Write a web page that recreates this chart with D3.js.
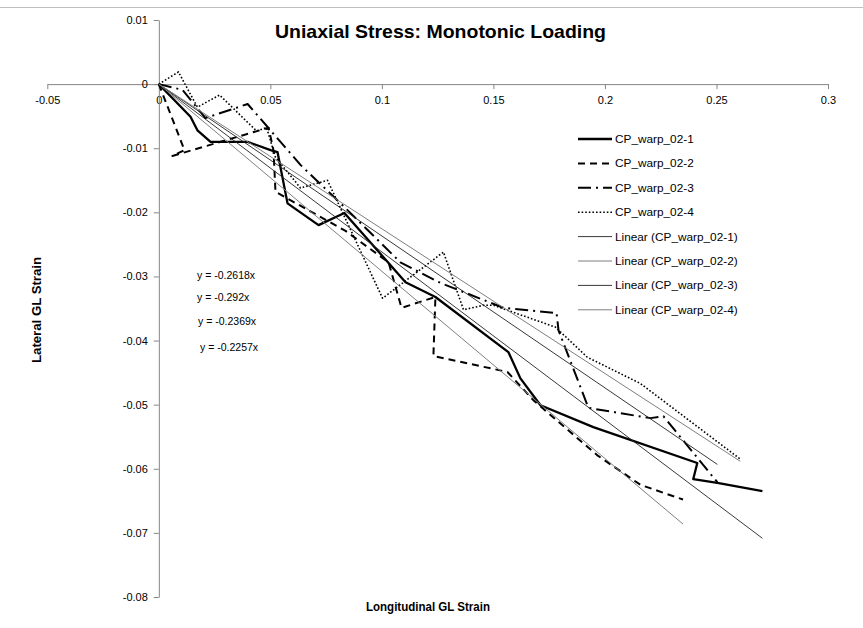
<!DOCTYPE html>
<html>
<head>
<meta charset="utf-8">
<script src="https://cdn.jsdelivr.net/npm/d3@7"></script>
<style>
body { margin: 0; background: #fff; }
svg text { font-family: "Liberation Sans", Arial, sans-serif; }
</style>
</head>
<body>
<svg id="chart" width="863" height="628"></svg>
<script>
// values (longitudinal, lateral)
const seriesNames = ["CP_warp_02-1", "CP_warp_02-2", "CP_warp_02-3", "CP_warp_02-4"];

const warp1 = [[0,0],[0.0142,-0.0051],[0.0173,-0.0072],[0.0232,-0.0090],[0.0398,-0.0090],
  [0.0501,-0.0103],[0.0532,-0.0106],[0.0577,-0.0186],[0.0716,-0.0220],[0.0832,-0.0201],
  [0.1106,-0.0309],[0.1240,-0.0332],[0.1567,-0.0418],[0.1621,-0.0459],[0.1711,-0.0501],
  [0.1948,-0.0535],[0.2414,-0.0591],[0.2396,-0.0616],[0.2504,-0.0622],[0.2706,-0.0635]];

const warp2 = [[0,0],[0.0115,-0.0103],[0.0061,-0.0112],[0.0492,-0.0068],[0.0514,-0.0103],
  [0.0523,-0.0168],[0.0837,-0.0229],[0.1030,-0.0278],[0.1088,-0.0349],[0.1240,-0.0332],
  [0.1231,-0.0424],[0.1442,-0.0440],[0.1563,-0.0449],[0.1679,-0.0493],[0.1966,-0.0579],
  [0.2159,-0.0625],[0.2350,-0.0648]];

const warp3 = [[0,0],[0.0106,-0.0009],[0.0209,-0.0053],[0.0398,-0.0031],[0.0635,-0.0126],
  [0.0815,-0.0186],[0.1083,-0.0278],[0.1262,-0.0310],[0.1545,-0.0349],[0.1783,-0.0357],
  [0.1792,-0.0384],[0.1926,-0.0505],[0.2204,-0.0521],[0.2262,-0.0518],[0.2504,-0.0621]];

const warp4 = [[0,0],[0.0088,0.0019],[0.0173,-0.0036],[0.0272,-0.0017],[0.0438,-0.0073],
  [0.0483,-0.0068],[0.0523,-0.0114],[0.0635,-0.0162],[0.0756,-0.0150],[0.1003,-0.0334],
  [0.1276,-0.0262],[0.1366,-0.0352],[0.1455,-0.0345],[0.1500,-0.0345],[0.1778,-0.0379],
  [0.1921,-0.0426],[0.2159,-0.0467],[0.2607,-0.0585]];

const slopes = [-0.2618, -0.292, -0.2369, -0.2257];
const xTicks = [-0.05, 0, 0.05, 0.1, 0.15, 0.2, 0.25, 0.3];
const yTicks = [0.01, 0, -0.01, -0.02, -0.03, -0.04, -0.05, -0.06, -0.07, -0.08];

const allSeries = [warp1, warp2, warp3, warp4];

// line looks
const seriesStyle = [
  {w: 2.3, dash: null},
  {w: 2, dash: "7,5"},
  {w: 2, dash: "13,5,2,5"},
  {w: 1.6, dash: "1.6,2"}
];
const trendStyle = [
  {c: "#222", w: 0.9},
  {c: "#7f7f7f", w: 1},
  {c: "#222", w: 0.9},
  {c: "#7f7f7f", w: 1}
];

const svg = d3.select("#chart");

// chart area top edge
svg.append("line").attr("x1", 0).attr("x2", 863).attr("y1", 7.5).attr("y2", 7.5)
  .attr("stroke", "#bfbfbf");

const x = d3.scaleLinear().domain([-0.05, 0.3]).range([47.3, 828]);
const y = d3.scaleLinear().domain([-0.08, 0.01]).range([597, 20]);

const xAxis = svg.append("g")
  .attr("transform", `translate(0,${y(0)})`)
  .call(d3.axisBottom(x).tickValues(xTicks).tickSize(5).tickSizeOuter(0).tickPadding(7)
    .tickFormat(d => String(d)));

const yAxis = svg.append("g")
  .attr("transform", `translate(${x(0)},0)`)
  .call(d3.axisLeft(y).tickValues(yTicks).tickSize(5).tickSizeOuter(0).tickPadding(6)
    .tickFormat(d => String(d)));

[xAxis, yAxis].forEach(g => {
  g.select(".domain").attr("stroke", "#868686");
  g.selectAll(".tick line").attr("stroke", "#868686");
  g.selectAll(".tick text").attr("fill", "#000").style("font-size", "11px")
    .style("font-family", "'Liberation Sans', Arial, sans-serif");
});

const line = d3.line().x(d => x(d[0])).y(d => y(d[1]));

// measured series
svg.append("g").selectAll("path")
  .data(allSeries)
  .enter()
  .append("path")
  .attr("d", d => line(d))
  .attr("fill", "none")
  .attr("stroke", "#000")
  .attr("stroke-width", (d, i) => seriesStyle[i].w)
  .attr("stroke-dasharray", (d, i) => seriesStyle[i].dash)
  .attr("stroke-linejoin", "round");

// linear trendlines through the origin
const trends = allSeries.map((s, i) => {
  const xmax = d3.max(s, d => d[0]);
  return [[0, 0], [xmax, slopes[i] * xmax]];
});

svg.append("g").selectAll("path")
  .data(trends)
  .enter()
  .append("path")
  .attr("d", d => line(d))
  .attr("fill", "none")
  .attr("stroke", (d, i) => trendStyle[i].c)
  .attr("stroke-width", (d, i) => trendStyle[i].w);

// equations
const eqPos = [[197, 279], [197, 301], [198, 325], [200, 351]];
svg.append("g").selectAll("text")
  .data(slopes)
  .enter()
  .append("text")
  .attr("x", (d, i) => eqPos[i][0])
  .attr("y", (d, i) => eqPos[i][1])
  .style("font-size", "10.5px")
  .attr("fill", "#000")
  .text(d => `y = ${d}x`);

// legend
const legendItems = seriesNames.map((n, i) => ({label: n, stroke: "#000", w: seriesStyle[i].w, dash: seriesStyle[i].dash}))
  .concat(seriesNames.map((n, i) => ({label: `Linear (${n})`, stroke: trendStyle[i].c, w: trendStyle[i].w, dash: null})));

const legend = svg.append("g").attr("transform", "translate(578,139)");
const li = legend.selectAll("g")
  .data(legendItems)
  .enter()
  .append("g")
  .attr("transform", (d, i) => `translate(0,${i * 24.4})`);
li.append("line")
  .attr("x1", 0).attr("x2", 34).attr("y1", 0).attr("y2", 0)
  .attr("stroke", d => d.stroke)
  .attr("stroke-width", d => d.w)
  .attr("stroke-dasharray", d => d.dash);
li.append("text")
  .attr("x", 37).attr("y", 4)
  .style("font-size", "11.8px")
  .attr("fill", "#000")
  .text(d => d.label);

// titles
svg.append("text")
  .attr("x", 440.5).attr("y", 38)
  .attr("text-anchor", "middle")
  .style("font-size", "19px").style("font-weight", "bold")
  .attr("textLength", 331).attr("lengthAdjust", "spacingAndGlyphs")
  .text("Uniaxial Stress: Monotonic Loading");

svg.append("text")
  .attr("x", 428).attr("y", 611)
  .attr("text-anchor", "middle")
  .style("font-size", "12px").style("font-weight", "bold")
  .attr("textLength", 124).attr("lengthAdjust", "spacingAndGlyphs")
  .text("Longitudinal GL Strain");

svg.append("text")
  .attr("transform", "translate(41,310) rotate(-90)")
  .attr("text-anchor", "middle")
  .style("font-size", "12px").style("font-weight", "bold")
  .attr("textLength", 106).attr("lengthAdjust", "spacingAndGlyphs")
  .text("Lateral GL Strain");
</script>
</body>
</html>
* * * * *
EXERCISE DIRECTIONS: Report all lines of the data that include the word "chart".

WORKED SOLUTION:
Write a web page that recreates this chart with D3.js.
<svg id="chart" width="863" height="628"></svg>
const svg = d3.select("#chart");
// chart area top edge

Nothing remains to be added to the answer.